Always specify dynamic_axes for batch dimension. Without it, the exported model has fixed batch size, breaking batched inference.

ONNX Opset Version

Use opset 17+ for modern ops. Lower opsets lack support for newer attention patterns, grouped convolutions, etc. Check torch.onnx.is_onnx_export() for export-time branching.

CoreML vs Simulator

CoreML models behave differently on simulator vs real hardware. Always test on device. Neural Engine is not available in simulator.

TensorRT Engine Portability

TensorRT engines are GPU-specific.

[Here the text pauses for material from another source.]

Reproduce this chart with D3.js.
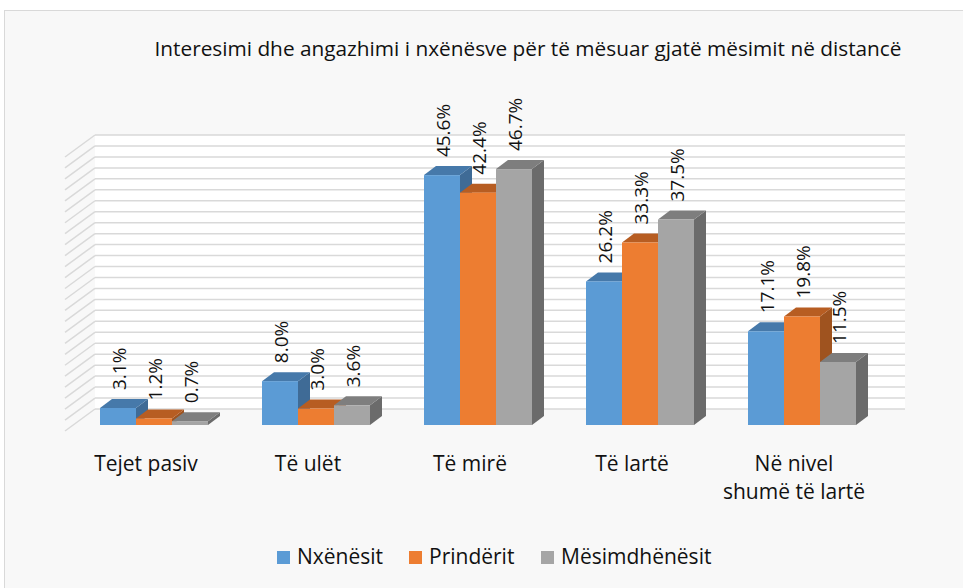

An engine built on A100 won't run on T4. Rebuild for each target GPU. Ship ONNX + build script, not the engine file.

Quantization Sensitive Layers

Not all layers quantize well. Attention layers and the first/last conv layers are sensitive. Use mixed-precision: keep sensitive layers in FP16, quantize the rest to INT8.

Mobile Memory Constraints

iOS hard-kills apps exceeding ~1.5 GB RAM. Android varies by device. Profile peak memory during inference, not just model size. Use streaming/chunked inference for large models.

Browser Model Loading

ONNX models in the browser must be downloaded by the user. Compress models aggressively (INT8 + gzip). Consider splitting into chunks for progressive loading. Cache with IndexedDB.